• SET EXERCISE
Copy verbatim the block of lines in the entries below whose first line contains "Output the web" and whose last line contains "50, 55, 60];". Leave out all other lines.

• TASK MATERIAL
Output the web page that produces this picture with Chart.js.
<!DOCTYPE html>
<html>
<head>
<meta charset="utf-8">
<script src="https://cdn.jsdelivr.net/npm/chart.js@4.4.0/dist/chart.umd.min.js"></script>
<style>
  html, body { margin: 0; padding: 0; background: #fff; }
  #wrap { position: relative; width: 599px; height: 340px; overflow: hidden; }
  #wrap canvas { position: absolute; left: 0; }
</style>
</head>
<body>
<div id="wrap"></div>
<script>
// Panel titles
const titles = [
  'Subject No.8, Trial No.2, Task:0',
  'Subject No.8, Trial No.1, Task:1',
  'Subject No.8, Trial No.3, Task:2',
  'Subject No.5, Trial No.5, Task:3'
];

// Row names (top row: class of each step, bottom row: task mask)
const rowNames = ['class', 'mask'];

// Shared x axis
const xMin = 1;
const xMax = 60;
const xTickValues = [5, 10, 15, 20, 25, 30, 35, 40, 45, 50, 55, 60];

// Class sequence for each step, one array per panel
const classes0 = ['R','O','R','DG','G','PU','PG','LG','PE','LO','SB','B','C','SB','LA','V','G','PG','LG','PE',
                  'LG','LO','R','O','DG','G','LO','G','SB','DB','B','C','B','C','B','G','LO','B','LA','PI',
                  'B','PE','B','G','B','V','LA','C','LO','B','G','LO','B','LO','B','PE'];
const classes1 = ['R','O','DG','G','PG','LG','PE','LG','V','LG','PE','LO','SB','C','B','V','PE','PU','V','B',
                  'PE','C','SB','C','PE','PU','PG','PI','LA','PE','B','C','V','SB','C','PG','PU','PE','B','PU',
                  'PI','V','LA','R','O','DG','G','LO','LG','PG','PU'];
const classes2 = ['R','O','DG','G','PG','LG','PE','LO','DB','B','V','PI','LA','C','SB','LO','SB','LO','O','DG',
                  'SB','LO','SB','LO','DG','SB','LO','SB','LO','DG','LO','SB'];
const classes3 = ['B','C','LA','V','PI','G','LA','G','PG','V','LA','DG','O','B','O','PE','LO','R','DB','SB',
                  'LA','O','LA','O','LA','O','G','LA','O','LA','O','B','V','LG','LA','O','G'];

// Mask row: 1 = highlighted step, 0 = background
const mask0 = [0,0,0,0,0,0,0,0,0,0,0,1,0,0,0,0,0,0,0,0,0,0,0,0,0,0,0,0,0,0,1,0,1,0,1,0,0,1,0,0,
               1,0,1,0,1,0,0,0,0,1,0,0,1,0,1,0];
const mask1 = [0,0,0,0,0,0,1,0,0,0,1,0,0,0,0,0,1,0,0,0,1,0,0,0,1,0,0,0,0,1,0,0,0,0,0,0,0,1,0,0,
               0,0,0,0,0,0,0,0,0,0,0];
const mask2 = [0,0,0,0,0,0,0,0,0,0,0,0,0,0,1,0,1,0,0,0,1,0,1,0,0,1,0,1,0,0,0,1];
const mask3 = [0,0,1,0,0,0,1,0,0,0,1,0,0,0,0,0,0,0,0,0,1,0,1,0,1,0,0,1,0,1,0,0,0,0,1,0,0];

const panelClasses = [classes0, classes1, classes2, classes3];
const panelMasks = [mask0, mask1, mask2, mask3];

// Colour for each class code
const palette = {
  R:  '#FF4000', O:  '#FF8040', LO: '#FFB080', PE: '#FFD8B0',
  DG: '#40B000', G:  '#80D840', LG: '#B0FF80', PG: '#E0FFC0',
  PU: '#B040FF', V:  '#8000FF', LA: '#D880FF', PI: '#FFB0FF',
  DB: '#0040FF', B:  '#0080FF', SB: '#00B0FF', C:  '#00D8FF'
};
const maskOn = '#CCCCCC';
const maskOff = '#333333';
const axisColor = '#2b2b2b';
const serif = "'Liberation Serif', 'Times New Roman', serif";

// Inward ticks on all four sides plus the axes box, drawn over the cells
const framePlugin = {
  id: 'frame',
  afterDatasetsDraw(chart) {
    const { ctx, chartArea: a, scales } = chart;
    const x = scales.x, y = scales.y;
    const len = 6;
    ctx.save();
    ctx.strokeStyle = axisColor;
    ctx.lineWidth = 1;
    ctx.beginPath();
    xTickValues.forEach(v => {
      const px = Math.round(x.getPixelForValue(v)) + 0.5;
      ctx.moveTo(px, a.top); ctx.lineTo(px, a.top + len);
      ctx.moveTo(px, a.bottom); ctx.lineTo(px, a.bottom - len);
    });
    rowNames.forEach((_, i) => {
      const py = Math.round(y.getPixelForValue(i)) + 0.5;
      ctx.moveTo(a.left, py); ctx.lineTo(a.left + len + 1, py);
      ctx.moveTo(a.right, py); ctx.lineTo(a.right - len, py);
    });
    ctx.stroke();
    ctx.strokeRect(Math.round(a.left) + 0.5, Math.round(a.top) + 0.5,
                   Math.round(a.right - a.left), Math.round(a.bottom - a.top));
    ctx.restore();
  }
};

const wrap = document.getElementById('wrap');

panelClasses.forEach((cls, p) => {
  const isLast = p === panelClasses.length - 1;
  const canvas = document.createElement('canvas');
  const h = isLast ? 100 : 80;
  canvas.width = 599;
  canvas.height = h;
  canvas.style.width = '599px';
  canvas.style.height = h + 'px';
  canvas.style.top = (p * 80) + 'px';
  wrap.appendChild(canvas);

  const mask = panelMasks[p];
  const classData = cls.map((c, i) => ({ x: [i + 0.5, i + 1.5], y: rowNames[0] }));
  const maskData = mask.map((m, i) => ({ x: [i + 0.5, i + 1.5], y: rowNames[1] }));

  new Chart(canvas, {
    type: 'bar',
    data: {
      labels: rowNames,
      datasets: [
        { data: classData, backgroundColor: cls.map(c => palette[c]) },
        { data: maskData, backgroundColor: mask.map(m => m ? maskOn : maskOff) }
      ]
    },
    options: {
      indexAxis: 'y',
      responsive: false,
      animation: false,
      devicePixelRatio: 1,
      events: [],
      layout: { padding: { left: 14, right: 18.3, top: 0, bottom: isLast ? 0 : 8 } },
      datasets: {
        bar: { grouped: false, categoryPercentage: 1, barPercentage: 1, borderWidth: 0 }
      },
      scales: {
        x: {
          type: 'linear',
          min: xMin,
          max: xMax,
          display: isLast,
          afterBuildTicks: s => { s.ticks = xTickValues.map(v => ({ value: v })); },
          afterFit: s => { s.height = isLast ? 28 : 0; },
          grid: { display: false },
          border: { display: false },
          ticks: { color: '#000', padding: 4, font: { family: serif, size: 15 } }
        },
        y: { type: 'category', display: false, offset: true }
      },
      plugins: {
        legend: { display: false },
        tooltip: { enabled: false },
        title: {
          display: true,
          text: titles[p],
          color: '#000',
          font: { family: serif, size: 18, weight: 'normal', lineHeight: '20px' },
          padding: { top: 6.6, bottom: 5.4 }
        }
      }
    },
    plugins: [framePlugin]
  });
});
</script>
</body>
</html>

--

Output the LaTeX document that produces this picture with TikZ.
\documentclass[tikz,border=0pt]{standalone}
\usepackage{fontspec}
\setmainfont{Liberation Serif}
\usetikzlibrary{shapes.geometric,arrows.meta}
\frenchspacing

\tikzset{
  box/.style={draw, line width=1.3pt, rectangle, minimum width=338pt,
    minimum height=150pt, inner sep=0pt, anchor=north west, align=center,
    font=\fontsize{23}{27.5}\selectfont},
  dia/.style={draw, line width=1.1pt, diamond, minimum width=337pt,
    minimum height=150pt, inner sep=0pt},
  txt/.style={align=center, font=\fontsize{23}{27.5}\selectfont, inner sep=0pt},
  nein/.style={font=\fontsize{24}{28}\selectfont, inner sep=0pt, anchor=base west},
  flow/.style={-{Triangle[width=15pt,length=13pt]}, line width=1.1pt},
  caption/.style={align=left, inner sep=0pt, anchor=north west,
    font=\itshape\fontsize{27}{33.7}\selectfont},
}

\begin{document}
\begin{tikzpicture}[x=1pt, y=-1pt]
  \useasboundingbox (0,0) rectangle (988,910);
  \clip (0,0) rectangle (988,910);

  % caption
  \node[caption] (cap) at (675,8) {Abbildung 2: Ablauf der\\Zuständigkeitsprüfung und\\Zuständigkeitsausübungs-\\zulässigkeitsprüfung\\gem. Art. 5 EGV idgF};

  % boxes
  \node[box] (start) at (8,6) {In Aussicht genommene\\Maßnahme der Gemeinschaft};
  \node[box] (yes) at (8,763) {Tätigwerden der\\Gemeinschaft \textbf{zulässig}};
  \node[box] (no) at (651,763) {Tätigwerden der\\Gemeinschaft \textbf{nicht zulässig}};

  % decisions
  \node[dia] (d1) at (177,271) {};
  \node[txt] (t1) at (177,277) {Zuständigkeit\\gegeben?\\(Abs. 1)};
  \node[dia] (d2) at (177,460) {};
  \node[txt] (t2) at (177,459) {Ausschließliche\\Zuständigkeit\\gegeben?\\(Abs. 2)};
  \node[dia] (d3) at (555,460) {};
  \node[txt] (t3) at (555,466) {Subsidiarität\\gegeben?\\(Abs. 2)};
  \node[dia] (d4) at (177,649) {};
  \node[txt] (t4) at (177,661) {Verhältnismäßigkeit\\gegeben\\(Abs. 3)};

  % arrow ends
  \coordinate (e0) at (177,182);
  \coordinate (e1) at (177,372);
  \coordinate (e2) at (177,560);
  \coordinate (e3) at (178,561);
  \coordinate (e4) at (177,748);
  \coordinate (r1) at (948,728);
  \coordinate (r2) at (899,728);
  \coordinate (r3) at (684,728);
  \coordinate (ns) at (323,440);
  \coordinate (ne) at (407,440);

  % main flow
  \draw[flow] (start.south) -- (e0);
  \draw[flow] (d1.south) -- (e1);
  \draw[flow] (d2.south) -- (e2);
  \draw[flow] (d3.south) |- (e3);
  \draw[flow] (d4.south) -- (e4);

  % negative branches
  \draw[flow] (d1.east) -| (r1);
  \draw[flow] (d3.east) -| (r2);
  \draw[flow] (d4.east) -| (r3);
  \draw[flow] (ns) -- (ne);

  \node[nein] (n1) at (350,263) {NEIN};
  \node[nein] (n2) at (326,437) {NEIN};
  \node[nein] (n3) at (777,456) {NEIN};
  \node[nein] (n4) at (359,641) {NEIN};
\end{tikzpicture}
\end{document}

• REPLY TO THE EXERCISE
Output the web page that produces this picture with Chart.js.
<!DOCTYPE html>
<html>
<head>
<meta charset="utf-8">
<script src="https://cdn.jsdelivr.net/npm/chart.js@4.4.0/dist/chart.umd.min.js"></script>
<style>
  html, body { margin: 0; padding: 0; background: #fff; }
  #wrap { position: relative; width: 599px; height: 340px; overflow: hidden; }
  #wrap canvas { position: absolute; left: 0; }
</style>
</head>
<body>
<div id="wrap"></div>
<script>
// Panel titles
const titles = [
  'Subject No.8, Trial No.2, Task:0',
  'Subject No.8, Trial No.1, Task:1',
  'Subject No.8, Trial No.3, Task:2',
  'Subject No.5, Trial No.5, Task:3'
];

// Row names (top row: class of each step, bottom row: task mask)
const rowNames = ['class', 'mask'];

// Shared x axis
const xMin = 1;
const xMax = 60;
const xTickValues = [5, 10, 15, 20, 25, 30, 35, 40, 45, 50, 55, 60];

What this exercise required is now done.